◆ Aim
Write out the material again word for word, dropping any images it holds.

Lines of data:
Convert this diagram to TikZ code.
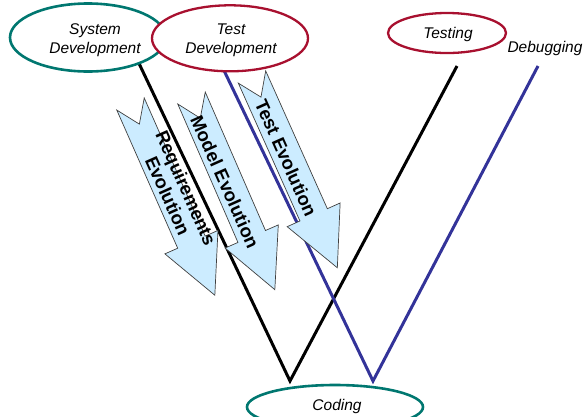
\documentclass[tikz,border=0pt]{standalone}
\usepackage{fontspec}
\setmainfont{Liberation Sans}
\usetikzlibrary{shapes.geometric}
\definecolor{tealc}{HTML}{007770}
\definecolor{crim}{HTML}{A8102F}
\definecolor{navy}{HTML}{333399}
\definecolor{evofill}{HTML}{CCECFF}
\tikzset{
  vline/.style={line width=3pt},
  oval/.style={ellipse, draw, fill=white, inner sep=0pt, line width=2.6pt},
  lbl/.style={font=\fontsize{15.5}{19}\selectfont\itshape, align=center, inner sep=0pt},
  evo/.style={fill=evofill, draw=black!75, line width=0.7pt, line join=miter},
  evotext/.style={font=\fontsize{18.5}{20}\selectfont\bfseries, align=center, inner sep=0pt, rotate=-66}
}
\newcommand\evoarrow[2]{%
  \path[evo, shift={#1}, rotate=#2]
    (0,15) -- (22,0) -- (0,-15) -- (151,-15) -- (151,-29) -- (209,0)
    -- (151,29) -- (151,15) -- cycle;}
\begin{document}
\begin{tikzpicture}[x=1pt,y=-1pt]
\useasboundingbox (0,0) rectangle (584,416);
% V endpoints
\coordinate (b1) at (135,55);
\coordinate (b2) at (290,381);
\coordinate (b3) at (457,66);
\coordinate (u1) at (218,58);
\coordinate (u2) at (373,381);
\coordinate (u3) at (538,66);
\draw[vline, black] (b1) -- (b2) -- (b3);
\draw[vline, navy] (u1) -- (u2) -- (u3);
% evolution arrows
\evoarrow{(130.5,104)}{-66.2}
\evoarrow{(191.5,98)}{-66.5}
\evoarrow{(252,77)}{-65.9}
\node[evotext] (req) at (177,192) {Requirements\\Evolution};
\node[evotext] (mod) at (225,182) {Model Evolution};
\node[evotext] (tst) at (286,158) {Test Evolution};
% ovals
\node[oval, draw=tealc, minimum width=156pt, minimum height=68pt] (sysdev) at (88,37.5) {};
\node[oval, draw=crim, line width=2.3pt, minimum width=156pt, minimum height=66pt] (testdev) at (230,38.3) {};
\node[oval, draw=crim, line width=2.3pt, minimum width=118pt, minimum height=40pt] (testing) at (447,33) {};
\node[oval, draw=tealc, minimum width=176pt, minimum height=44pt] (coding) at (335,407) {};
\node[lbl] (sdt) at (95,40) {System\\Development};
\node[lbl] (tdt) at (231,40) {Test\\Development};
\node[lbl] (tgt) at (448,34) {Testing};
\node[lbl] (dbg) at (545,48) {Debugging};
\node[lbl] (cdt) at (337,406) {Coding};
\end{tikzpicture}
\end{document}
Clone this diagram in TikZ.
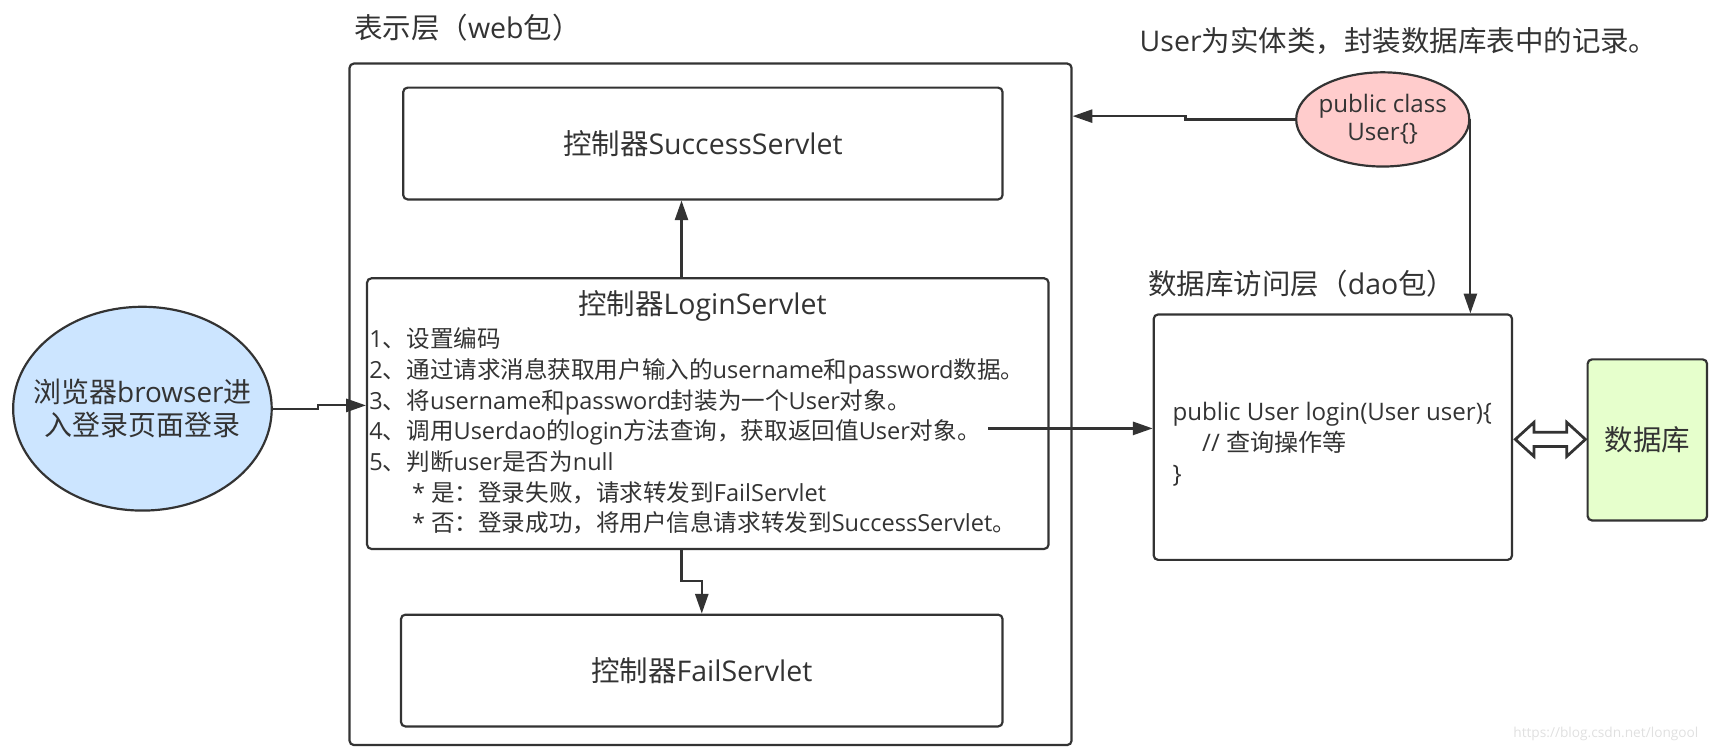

◆ The response
Convert this diagram to TikZ code.
\documentclass[tikz,border=0pt]{standalone}
\usepackage{fontspec}
\setmainfont{Liberation Sans}
\usetikzlibrary{shapes.geometric}
\definecolor{tealc}{HTML}{007770}
\definecolor{crim}{HTML}{A8102F}
\definecolor{navy}{HTML}{333399}
\definecolor{evofill}{HTML}{CCECFF}
\tikzset{
  vline/.style={line width=3pt},
  oval/.style={ellipse, draw, fill=white, inner sep=0pt, line width=2.6pt},
  lbl/.style={font=\fontsize{15.5}{19}\selectfont\itshape, align=center, inner sep=0pt},
  evo/.style={fill=evofill, draw=black!75, line width=0.7pt, line join=miter},
  evotext/.style={font=\fontsize{18.5}{20}\selectfont\bfseries, align=center, inner sep=0pt, rotate=-66}
}
\newcommand\evoarrow[2]{%
  \path[evo, shift={#1}, rotate=#2]
    (0,15) -- (22,0) -- (0,-15) -- (151,-15) -- (151,-29) -- (209,0)
    -- (151,29) -- (151,15) -- cycle;}
\begin{document}
\begin{tikzpicture}[x=1pt,y=-1pt]
\useasboundingbox (0,0) rectangle (584,416);
% V endpoints
\coordinate (b1) at (135,55);
\coordinate (b2) at (290,381);
\coordinate (b3) at (457,66);
\coordinate (u1) at (218,58);
\coordinate (u2) at (373,381);
\coordinate (u3) at (538,66);
\draw[vline, black] (b1) -- (b2) -- (b3);
\draw[vline, navy] (u1) -- (u2) -- (u3);
% evolution arrows
\evoarrow{(130.5,104)}{-66.2}
\evoarrow{(191.5,98)}{-66.5}
\evoarrow{(252,77)}{-65.9}
\node[evotext] (req) at (177,192) {Requirements\\Evolution};
\node[evotext] (mod) at (225,182) {Model Evolution};
\node[evotext] (tst) at (286,158) {Test Evolution};
% ovals
\node[oval, draw=tealc, minimum width=156pt, minimum height=68pt] (sysdev) at (88,37.5) {};
\node[oval, draw=crim, line width=2.3pt, minimum width=156pt, minimum height=66pt] (testdev) at (230,38.3) {};
\node[oval, draw=crim, line width=2.3pt, minimum width=118pt, minimum height=40pt] (testing) at (447,33) {};
\node[oval, draw=tealc, minimum width=176pt, minimum height=44pt] (coding) at (335,407) {};
\node[lbl] (sdt) at (95,40) {System\\Development};
\node[lbl] (tdt) at (231,40) {Test\\Development};
\node[lbl] (tgt) at (448,34) {Testing};
\node[lbl] (dbg) at (545,48) {Debugging};
\node[lbl] (cdt) at (337,406) {Coding};
\end{tikzpicture}
\end{document}
Clone this diagram in TikZ.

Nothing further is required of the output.